Every dog has its day—even a Seabee. A design bought by Republic to help keep its Long Island factory active when the world no longer needed P-47s, the ’Bee was poised to profit from the anticipated postwar private aviation boom. The boom sounded right on schedule, but it was brief. The market was soon saturated with ex-military aviators trying to start flight schools, air taxi outfits, charter operations and crop-dusting firms. (In the late 1940s, my father would arrive at our summer house in a friend’s Seabee, which landed on Cape Cod Bay and, with a great roar, taxied up onto the beach. A buddy of his had bought two Seabees, planning to open an air taxi service on Manhattan’s East River.
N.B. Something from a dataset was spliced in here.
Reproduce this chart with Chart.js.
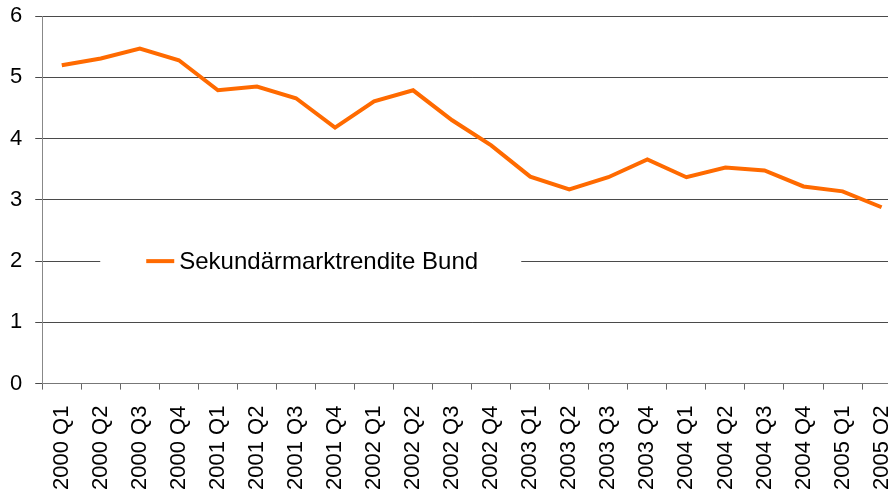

It never panned out, but a Republic RC-3 gave me my first airplane ride.)

The Seabee originally sold for $3,495 but quickly spiraled to $6,000, which bought a very slow four-place amphibian with a 215-hp Franklin engine turning an optional reversible-pitch pusher prop for water maneuverability. The Seabee’s short-coupled tailwheel gear made runway landings an adventure, but the ’Bee was in its element on the water, with a strong, stable and maneuverable hull. Republic built 1,000-odd Seabees in just one year (1946, plus a few in 1945) and spent the next four years trying to sell them.

Seabees were never particularly desirable as restoration projects—one hulk has corroded away for years on a river­bank not eight miles from where I live—yet suddenly, the ’Bee fleet has been increased by two. Floridian Mike Araldi has flown his refurbished Abeja—Spanish for bee—and John Cuny of Carlsborg, Wash., has impeccably restored and flown the Seabee that he has owned for 30 years, 15 of which went into its restoration. (Cuny’s aircraft received a Gold Lindy in the seaplane category at 2014 AirVenture.)

Both airplanes have geared, 480-cubic-inch Lycoming sixes in place of the original Franklins. It’s a popular Seabee mod, and Cuny’s airplane carries the most powerful, 340-hp supercharged version of the engine. “It’s a large aircraft, and it takes time to thoroughly restore,” Cuny admits, “but it turns into a swan on the water.”

Araldi, an experienced restorer, found his Seabee hangared not far from his Bartow, Fla., base. It hadn’t flown in 14 years yet had been faithfully annualed for most of that time, so Araldi’s work consisted largely of replacing expired hoses, fittings, seals, pumps and the like, plus a total repaint in a clean pattern that enhances the Seabee’s unusual shape.